[start Recorded data]

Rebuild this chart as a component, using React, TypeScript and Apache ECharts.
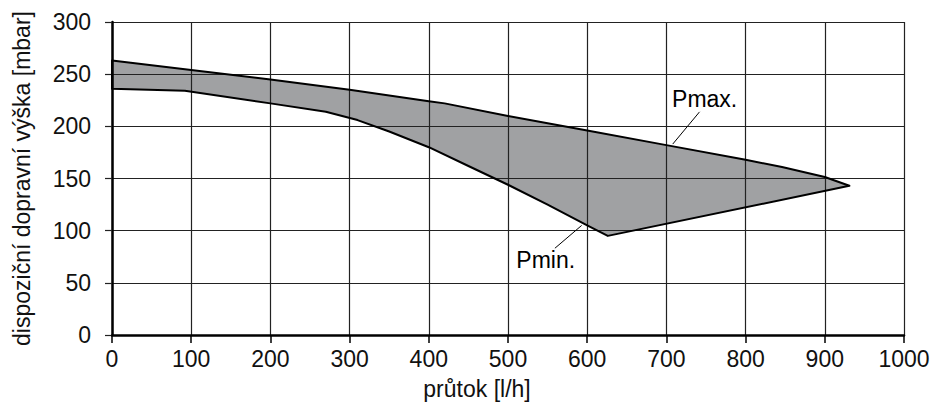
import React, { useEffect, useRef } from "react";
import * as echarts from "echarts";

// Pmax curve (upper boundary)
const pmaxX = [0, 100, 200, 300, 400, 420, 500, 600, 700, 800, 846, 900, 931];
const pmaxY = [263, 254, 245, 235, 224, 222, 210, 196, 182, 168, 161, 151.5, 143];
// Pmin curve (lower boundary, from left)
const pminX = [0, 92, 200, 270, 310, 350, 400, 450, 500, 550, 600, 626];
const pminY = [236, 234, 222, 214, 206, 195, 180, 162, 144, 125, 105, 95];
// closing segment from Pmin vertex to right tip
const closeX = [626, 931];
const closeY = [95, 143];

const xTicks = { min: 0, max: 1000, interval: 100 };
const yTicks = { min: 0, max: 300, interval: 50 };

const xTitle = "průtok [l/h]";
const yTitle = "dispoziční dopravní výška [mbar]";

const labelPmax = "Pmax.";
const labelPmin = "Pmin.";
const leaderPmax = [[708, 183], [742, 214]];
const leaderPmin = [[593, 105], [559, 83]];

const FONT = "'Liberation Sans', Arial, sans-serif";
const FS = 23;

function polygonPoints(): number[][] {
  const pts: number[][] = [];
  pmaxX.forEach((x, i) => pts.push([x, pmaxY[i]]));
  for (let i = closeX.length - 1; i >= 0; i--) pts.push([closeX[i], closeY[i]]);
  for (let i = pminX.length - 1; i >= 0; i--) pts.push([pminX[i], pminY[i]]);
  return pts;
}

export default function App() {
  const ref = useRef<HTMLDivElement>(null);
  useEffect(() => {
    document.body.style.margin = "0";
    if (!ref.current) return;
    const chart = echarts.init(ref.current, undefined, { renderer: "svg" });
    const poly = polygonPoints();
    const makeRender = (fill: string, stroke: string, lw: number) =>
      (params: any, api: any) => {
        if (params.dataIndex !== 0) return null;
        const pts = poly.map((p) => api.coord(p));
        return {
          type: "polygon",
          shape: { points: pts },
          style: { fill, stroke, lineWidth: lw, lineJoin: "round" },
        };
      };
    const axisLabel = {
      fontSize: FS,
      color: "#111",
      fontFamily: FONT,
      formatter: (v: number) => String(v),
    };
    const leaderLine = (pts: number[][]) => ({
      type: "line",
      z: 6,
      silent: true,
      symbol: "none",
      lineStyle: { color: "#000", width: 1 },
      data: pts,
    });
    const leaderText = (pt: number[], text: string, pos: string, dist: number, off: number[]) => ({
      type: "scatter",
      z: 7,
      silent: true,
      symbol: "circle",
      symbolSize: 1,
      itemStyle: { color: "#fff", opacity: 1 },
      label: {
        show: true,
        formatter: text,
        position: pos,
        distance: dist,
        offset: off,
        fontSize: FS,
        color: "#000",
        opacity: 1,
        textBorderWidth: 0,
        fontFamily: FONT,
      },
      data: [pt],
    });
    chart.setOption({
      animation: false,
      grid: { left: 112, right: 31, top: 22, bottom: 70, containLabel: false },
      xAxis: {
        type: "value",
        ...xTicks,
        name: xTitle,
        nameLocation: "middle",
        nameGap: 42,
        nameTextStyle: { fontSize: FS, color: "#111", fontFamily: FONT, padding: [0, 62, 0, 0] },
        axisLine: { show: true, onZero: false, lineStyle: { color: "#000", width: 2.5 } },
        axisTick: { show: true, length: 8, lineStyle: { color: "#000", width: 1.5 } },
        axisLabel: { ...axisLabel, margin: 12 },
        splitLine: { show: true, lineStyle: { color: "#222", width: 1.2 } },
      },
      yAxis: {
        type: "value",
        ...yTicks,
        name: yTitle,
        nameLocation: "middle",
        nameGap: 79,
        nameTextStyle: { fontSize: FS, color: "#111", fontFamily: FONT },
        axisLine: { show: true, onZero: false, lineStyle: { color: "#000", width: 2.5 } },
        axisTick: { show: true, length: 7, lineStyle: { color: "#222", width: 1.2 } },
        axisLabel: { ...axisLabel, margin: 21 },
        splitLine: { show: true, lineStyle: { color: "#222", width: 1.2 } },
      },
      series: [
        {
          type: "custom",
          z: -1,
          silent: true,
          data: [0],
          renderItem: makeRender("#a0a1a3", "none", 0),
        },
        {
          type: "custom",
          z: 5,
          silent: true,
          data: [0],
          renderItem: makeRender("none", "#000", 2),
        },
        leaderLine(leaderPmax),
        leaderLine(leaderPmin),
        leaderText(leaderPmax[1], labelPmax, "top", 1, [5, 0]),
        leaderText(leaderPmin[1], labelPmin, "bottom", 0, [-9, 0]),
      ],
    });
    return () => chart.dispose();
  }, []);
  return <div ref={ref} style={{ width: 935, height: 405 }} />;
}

[end Recorded data]

◆ Description of the task
Restate the entire listing word for word, excluding pictures.

◆ Answer for the task
Rebuild this chart as a component, using React, TypeScript and Apache ECharts.
import React, { useEffect, useRef } from "react";
import * as echarts from "echarts";

// Pmax curve (upper boundary)
const pmaxX = [0, 100, 200, 300, 400, 420, 500, 600, 700, 800, 846, 900, 931];
const pmaxY = [263, 254, 245, 235, 224, 222, 210, 196, 182, 168, 161, 151.5, 143];
// Pmin curve (lower boundary, from left)
const pminX = [0, 92, 200, 270, 310, 350, 400, 450, 500, 550, 600, 626];
const pminY = [236, 234, 222, 214, 206, 195, 180, 162, 144, 125, 105, 95];
// closing segment from Pmin vertex to right tip
const closeX = [626, 931];
const closeY = [95, 143];

const xTicks = { min: 0, max: 1000, interval: 100 };
const yTicks = { min: 0, max: 300, interval: 50 };

const xTitle = "průtok [l/h]";
const yTitle = "dispoziční dopravní výška [mbar]";

const labelPmax = "Pmax.";
const labelPmin = "Pmin.";
const leaderPmax = [[708, 183], [742, 214]];
const leaderPmin = [[593, 105], [559, 83]];

const FONT = "'Liberation Sans', Arial, sans-serif";
const FS = 23;

function polygonPoints(): number[][] {
  const pts: number[][] = [];
  pmaxX.forEach((x, i) => pts.push([x, pmaxY[i]]));
  for (let i = closeX.length - 1; i >= 0; i--) pts.push([closeX[i], closeY[i]]);
  for (let i = pminX.length - 1; i >= 0; i--) pts.push([pminX[i], pminY[i]]);
  return pts;
}

export default function App() {
  const ref = useRef<HTMLDivElement>(null);
  useEffect(() => {
    document.body.style.margin = "0";
    if (!ref.current) return;
    const chart = echarts.init(ref.current, undefined, { renderer: "svg" });
    const poly = polygonPoints();
    const makeRender = (fill: string, stroke: string, lw: number) =>
      (params: any, api: any) => {
        if (params.dataIndex !== 0) return null;
        const pts = poly.map((p) => api.coord(p));
        return {
          type: "polygon",
          shape: { points: pts },
          style: { fill, stroke, lineWidth: lw, lineJoin: "round" },
        };
      };
    const axisLabel = {
      fontSize: FS,
      color: "#111",
      fontFamily: FONT,
      formatter: (v: number) => String(v),
    };
    const leaderLine = (pts: number[][]) => ({
      type: "line",
      z: 6,
      silent: true,
      symbol: "none",
      lineStyle: { color: "#000", width: 1 },
      data: pts,
    });
    const leaderText = (pt: number[], text: string, pos: string, dist: number, off: number[]) => ({
      type: "scatter",
      z: 7,
      silent: true,
      symbol: "circle",
      symbolSize: 1,
      itemStyle: { color: "#fff", opacity: 1 },
      label: {
        show: true,
        formatter: text,
        position: pos,
        distance: dist,
        offset: off,
        fontSize: FS,
        color: "#000",
        opacity: 1,
        textBorderWidth: 0,
        fontFamily: FONT,
      },
      data: [pt],
    });
    chart.setOption({
      animation: false,
      grid: { left: 112, right: 31, top: 22, bottom: 70, containLabel: false },
      xAxis: {
        type: "value",
        ...xTicks,
        name: xTitle,
        nameLocation: "middle",
        nameGap: 42,
        nameTextStyle: { fontSize: FS, color: "#111", fontFamily: FONT, padding: [0, 62, 0, 0] },
        axisLine: { show: true, onZero: false, lineStyle: { color: "#000", width: 2.5 } },
        axisTick: { show: true, length: 8, lineStyle: { color: "#000", width: 1.5 } },
        axisLabel: { ...axisLabel, margin: 12 },
        splitLine: { show: true, lineStyle: { color: "#222", width: 1.2 } },
      },
      yAxis: {
        type: "value",
        ...yTicks,
        name: yTitle,
        nameLocation: "middle",
        nameGap: 79,
        nameTextStyle: { fontSize: FS, color: "#111", fontFamily: FONT },
        axisLine: { show: true, onZero: false, lineStyle: { color: "#000", width: 2.5 } },
        axisTick: { show: true, length: 7, lineStyle: { color: "#222", width: 1.2 } },
        axisLabel: { ...axisLabel, margin: 21 },
        splitLine: { show: true, lineStyle: { color: "#222", width: 1.2 } },
      },
      series: [
        {
          type: "custom",
          z: -1,
          silent: true,
          data: [0],
          renderItem: makeRender("#a0a1a3", "none", 0),
        },
        {
          type: "custom",
          z: 5,
          silent: true,
          data: [0],
          renderItem: makeRender("none", "#000", 2),
        },
        leaderLine(leaderPmax),
        leaderLine(leaderPmin),
        leaderText(leaderPmax[1], labelPmax, "top", 1, [5, 0]),
        leaderText(leaderPmin[1], labelPmin, "bottom", 0, [-9, 0]),
      ],
    });
    return () => chart.dispose();
  }, []);
  return <div ref={ref} style={{ width: 935, height: 405 }} />;
}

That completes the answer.